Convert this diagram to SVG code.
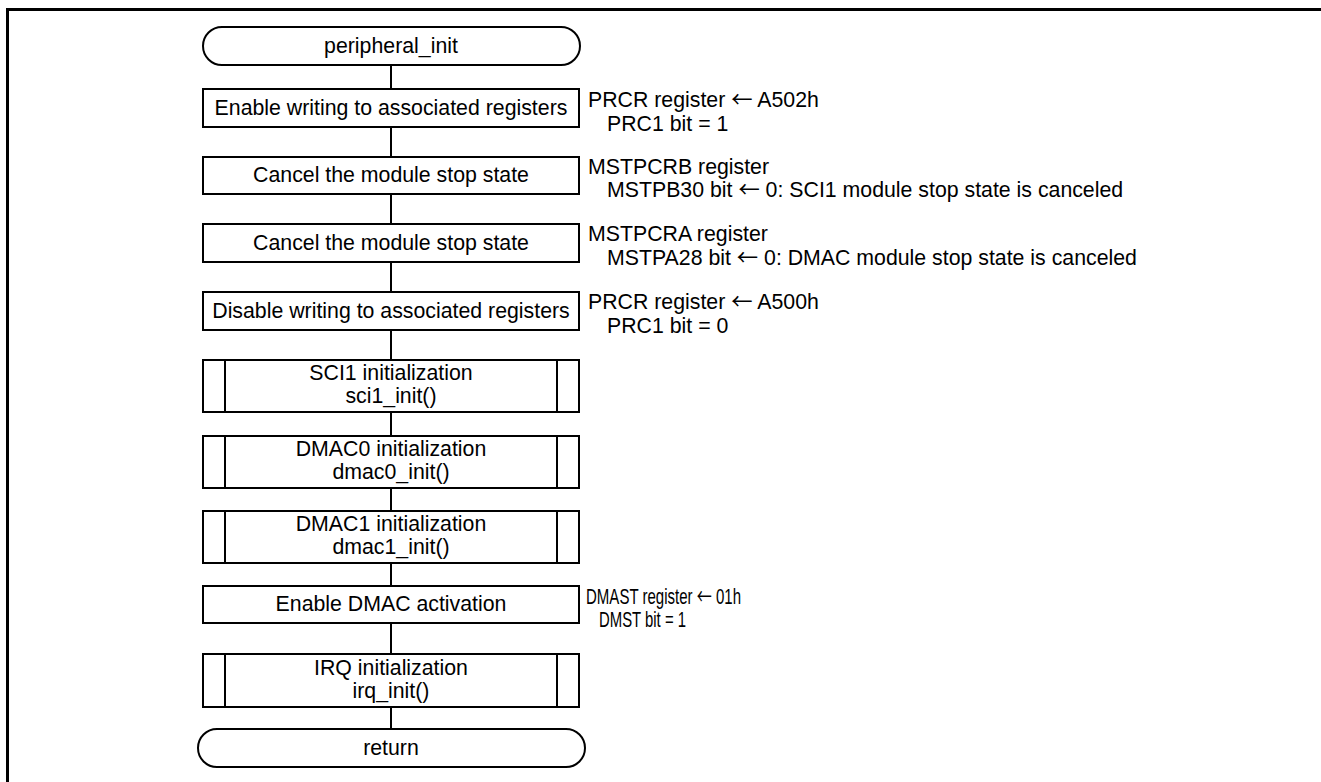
<svg xmlns="http://www.w3.org/2000/svg" width="1321" height="782" viewBox="0 0 1321 782">
  <style>
    .shape { fill: #ffffff; stroke: #000000; stroke-width: 2; }
    .bar { fill: none; stroke: #000000; stroke-width: 2; }
    .link { fill: none; stroke: #000000; stroke-width: 2; }
    .frame { fill: none; stroke: #000000; stroke-width: 3; }
    text { font-family: "Liberation Sans", Arial, sans-serif; font-size: 21.3px; fill: #000000; }
    .c { text-anchor: middle; }
    .arw { font-family: "Noto Sans CJK JP", "DejaVu Sans", sans-serif; }
  </style>

  <!-- outer frame (top and left rules) -->
  <path class="frame" d="M7.5,782 V9.5 H1321"/>

  <!-- flow line through all steps -->
  <g id="connectors">
    <line class="link" x1="391" y1="65" x2="391" y2="89"/>
    <line class="link" x1="391" y1="127" x2="391" y2="157"/>
    <line class="link" x1="391" y1="194" x2="391" y2="224"/>
    <line class="link" x1="391" y1="262" x2="391" y2="292"/>
    <line class="link" x1="391" y1="330" x2="391" y2="360"/>
    <line class="link" x1="391" y1="412" x2="391" y2="436"/>
    <line class="link" x1="391" y1="488" x2="391" y2="511"/>
    <line class="link" x1="391" y1="563" x2="391" y2="586"/>
    <line class="link" x1="391" y1="623" x2="391" y2="654"/>
    <line class="link" x1="391" y1="707" x2="391" y2="729"/>
  </g>

  <g id="start">
    <rect class="shape" x="203" y="27" width="377" height="38" rx="19" ry="19"/>
    <text class="c" x="391" y="53">peripheral_init</text>
  </g>

  <g id="enable-write">
    <rect class="shape" x="203" y="89" width="376" height="38"/>
    <text class="c" x="391" y="115">Enable writing to associated registers</text>
    <text x="588" y="107">PRCR register <tspan class="arw">←</tspan> A502h</text>
    <text x="607" y="131">PRC1 bit = 1</text>
  </g>

  <g id="cancel-stop-sci1">
    <rect class="shape" x="203" y="157" width="376" height="37"/>
    <text class="c" x="391" y="182">Cancel the module stop state</text>
    <text x="588" y="174">MSTPCRB register</text>
    <text x="607" y="197">MSTPB30 bit <tspan class="arw">←</tspan> 0: SCI1 module stop state is canceled</text>
  </g>

  <g id="cancel-stop-dmac">
    <rect class="shape" x="203" y="224" width="376" height="38"/>
    <text class="c" x="391" y="250">Cancel the module stop state</text>
    <text x="588" y="241">MSTPCRA register</text>
    <text x="607" y="265">MSTPA28 bit <tspan class="arw">←</tspan> 0: DMAC module stop state is canceled</text>
  </g>

  <g id="disable-write">
    <rect class="shape" x="203" y="292" width="376" height="38"/>
    <text class="c" x="391" y="318">Disable writing to associated registers</text>
    <text x="588" y="309">PRCR register <tspan class="arw">←</tspan> A500h</text>
    <text x="607" y="333">PRC1 bit = 0</text>
  </g>

  <g id="sci1-init">
    <rect class="shape" x="203" y="360" width="376" height="52"/>
    <line class="bar" x1="225" y1="360" x2="225" y2="412"/>
    <line class="bar" x1="557" y1="360" x2="557" y2="412"/>
    <text class="c" x="391" y="380">SCI1 initialization</text>
    <text class="c" x="391" y="403">sci1_init()</text>
  </g>

  <g id="dmac0-init">
    <rect class="shape" x="203" y="436" width="376" height="52"/>
    <line class="bar" x1="225" y1="436" x2="225" y2="488"/>
    <line class="bar" x1="557" y1="436" x2="557" y2="488"/>
    <text class="c" x="391" y="456">DMAC0 initialization</text>
    <text class="c" x="391" y="479">dmac0_init()</text>
  </g>

  <g id="dmac1-init">
    <rect class="shape" x="203" y="511" width="376" height="52"/>
    <line class="bar" x1="225" y1="511" x2="225" y2="563"/>
    <line class="bar" x1="557" y1="511" x2="557" y2="563"/>
    <text class="c" x="391" y="531">DMAC1 initialization</text>
    <text class="c" x="391" y="554">dmac1_init()</text>
  </g>

  <g id="enable-dmac">
    <rect class="shape" x="203" y="586" width="376" height="37"/>
    <text class="c" x="391" y="611">Enable DMAC activation</text>
    <text x="586" y="604" textLength="155" lengthAdjust="spacingAndGlyphs">DMAST register <tspan class="arw">←</tspan> 01h</text>
    <text x="599" y="627" textLength="87" lengthAdjust="spacingAndGlyphs">DMST bit = 1</text>
  </g>

  <g id="irq-init">
    <rect class="shape" x="203" y="654" width="376" height="53"/>
    <line class="bar" x1="225" y1="654" x2="225" y2="707"/>
    <line class="bar" x1="557" y1="654" x2="557" y2="707"/>
    <text class="c" x="391" y="675">IRQ initialization</text>
    <text class="c" x="391" y="698">irq_init()</text>
  </g>

  <g id="end">
    <rect class="shape" x="198" y="729" width="387" height="38" rx="19" ry="19"/>
    <text class="c" x="391" y="755">return</text>
  </g>
</svg>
○ ○ ○ ○
Write the full listing out again with every line unchanged, but include no pictures.

**OUTPUT**
Convert this diagram to SVG code.
<svg xmlns="http://www.w3.org/2000/svg" width="1321" height="782" viewBox="0 0 1321 782">
  <style>
    .shape { fill: #ffffff; stroke: #000000; stroke-width: 2; }
    .bar { fill: none; stroke: #000000; stroke-width: 2; }
    .link { fill: none; stroke: #000000; stroke-width: 2; }
    .frame { fill: none; stroke: #000000; stroke-width: 3; }
    text { font-family: "Liberation Sans", Arial, sans-serif; font-size: 21.3px; fill: #000000; }
    .c { text-anchor: middle; }
    .arw { font-family: "Noto Sans CJK JP", "DejaVu Sans", sans-serif; }
  </style>

  <!-- outer frame (top and left rules) -->
  <path class="frame" d="M7.5,782 V9.5 H1321"/>

  <!-- flow line through all steps -->
  <g id="connectors">
    <line class="link" x1="391" y1="65" x2="391" y2="89"/>
    <line class="link" x1="391" y1="127" x2="391" y2="157"/>
    <line class="link" x1="391" y1="194" x2="391" y2="224"/>
    <line class="link" x1="391" y1="262" x2="391" y2="292"/>
    <line class="link" x1="391" y1="330" x2="391" y2="360"/>
    <line class="link" x1="391" y1="412" x2="391" y2="436"/>
    <line class="link" x1="391" y1="488" x2="391" y2="511"/>
    <line class="link" x1="391" y1="563" x2="391" y2="586"/>
    <line class="link" x1="391" y1="623" x2="391" y2="654"/>
    <line class="link" x1="391" y1="707" x2="391" y2="729"/>
  </g>

  <g id="start">
    <rect class="shape" x="203" y="27" width="377" height="38" rx="19" ry="19"/>
    <text class="c" x="391" y="53">peripheral_init</text>
  </g>

  <g id="enable-write">
    <rect class="shape" x="203" y="89" width="376" height="38"/>
    <text class="c" x="391" y="115">Enable writing to associated registers</text>
    <text x="588" y="107">PRCR register <tspan class="arw">←</tspan> A502h</text>
    <text x="607" y="131">PRC1 bit = 1</text>
  </g>

  <g id="cancel-stop-sci1">
    <rect class="shape" x="203" y="157" width="376" height="37"/>
    <text class="c" x="391" y="182">Cancel the module stop state</text>
    <text x="588" y="174">MSTPCRB register</text>
    <text x="607" y="197">MSTPB30 bit <tspan class="arw">←</tspan> 0: SCI1 module stop state is canceled</text>
  </g>

  <g id="cancel-stop-dmac">
    <rect class="shape" x="203" y="224" width="376" height="38"/>
    <text class="c" x="391" y="250">Cancel the module stop state</text>
    <text x="588" y="241">MSTPCRA register</text>
    <text x="607" y="265">MSTPA28 bit <tspan class="arw">←</tspan> 0: DMAC module stop state is canceled</text>
  </g>

  <g id="disable-write">
    <rect class="shape" x="203" y="292" width="376" height="38"/>
    <text class="c" x="391" y="318">Disable writing to associated registers</text>
    <text x="588" y="309">PRCR register <tspan class="arw">←</tspan> A500h</text>
    <text x="607" y="333">PRC1 bit = 0</text>
  </g>

  <g id="sci1-init">
    <rect class="shape" x="203" y="360" width="376" height="52"/>
    <line class="bar" x1="225" y1="360" x2="225" y2="412"/>
    <line class="bar" x1="557" y1="360" x2="557" y2="412"/>
    <text class="c" x="391" y="380">SCI1 initialization</text>
    <text class="c" x="391" y="403">sci1_init()</text>
  </g>

  <g id="dmac0-init">
    <rect class="shape" x="203" y="436" width="376" height="52"/>
    <line class="bar" x1="225" y1="436" x2="225" y2="488"/>
    <line class="bar" x1="557" y1="436" x2="557" y2="488"/>
    <text class="c" x="391" y="456">DMAC0 initialization</text>
    <text class="c" x="391" y="479">dmac0_init()</text>
  </g>

  <g id="dmac1-init">
    <rect class="shape" x="203" y="511" width="376" height="52"/>
    <line class="bar" x1="225" y1="511" x2="225" y2="563"/>
    <line class="bar" x1="557" y1="511" x2="557" y2="563"/>
    <text class="c" x="391" y="531">DMAC1 initialization</text>
    <text class="c" x="391" y="554">dmac1_init()</text>
  </g>

  <g id="enable-dmac">
    <rect class="shape" x="203" y="586" width="376" height="37"/>
    <text class="c" x="391" y="611">Enable DMAC activation</text>
    <text x="586" y="604" textLength="155" lengthAdjust="spacingAndGlyphs">DMAST register <tspan class="arw">←</tspan> 01h</text>
    <text x="599" y="627" textLength="87" lengthAdjust="spacingAndGlyphs">DMST bit = 1</text>
  </g>

  <g id="irq-init">
    <rect class="shape" x="203" y="654" width="376" height="53"/>
    <line class="bar" x1="225" y1="654" x2="225" y2="707"/>
    <line class="bar" x1="557" y1="654" x2="557" y2="707"/>
    <text class="c" x="391" y="675">IRQ initialization</text>
    <text class="c" x="391" y="698">irq_init()</text>
  </g>

  <g id="end">
    <rect class="shape" x="198" y="729" width="387" height="38" rx="19" ry="19"/>
    <text class="c" x="391" y="755">return</text>
  </g>
</svg>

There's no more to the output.